Velocity dispersion and the redshift-space power spectrum

A large (N similar to 17 x 10(6)) high-resolution N-body simulation of a standard cold dark matter (CDM) universe is used to investigate the effects of peculiar velocities on the power spectrum of galaxies in redshift space. The unprecedented dynamical range of the simulation code allows galaxy halos to be resolved in the numerical data while maintaining good statistical sampling on large scales. We present evidence that the redshift-space power spectrum P-s(k) can be related to its real-space counterpart by means of a simple filter function which reflects both small-scale velocity dispersion and large-scale linear flows. After transformation to redshift space, we find that the power spectrum is insensitive to the normalization of the CDM model at scales below 20 h(-1) Mpc. Hence P-s(k) does not provide an unambiguous cosmological constraint at small scales.

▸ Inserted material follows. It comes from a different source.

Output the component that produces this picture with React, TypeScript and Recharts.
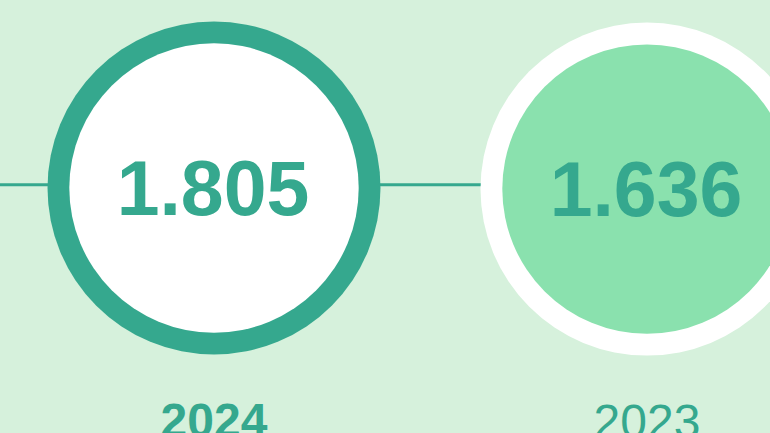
import React from 'react'
import { ComposedChart, Line, XAxis, YAxis, ReferenceLine } from 'recharts'

const years = ['2024', '2023']
const values = [1.805, 1.636]

const BG = '#d6f1dc'
const TEAL = '#35a88e'
const MINT = '#8ae1ae'
const FONT = '"Liberation Sans", Arial, sans-serif'

const data = years.map((year, i) => ({ year, value: values[i] }))

function Badge(props: any): JSX.Element {
  const { cx, cy, index, payload } = props
  const current = index === 0
  return (
    <g key={`badge-${index}`}>
      <circle cx={cx} cy={cy} r={166.5} fill={current ? TEAL : '#ffffff'} />
      <circle cx={cx} cy={cy} r={144.7} fill={current ? '#ffffff' : MINT} />
      <text
        x={cx - 1}
        y={cy + 27}
        textAnchor="middle"
        fontFamily={FONT}
        fontWeight="bold"
        fontSize={77}
        fill={TEAL}
      >
        {payload.value.toFixed(3)}
      </text>
      <text
        x={cx}
        y={cy + 249}
        textAnchor="middle"
        fontFamily={FONT}
        fontWeight={current ? 'bold' : 'normal'}
        fontSize={48}
        fill={TEAL}
      >
        {payload.year}
      </text>
    </g>
  )
}

export default function App(): JSX.Element {
  return (
    <div style={{ position: 'absolute', left: 0, top: 0, width: 770, height: 433, background: BG, overflow: 'hidden' }}>
      <ComposedChart width={770} height={433} data={data} margin={{ top: 0, right: 0, bottom: 33, left: 0 }}>
        <XAxis dataKey="year" hide padding={{ left: 214, right: 123 }} />
        <YAxis hide domain={[-30, 30]} />
        <ReferenceLine y={2.3} stroke={TEAL} strokeWidth={3} />
        <Line dataKey="value" stroke="none" dot={Badge} activeDot={false} isAnimationActive={false} />
      </ComposedChart>
    </div>
  )
}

Nonetheless, it is significant that the redshift-space power spectra from CDM models with two different normalizations both compare remarkably well with results from the galaxies in the IRAS 1.2 Jy survey (Fisher et al.) on scales between 1 and 50 h(-1) Mpc. By excluding a fraction of the most tightly bound halos, we create a galaxy catalog with 80% of the original objects in the lower normalization model that matches both the IRAS power spectrum and the inferred pairwise velocity dispersion on megaparsec scales. Thus, in contrast to previous reports, we find that the CDM scenario does not produce excess power at small scales.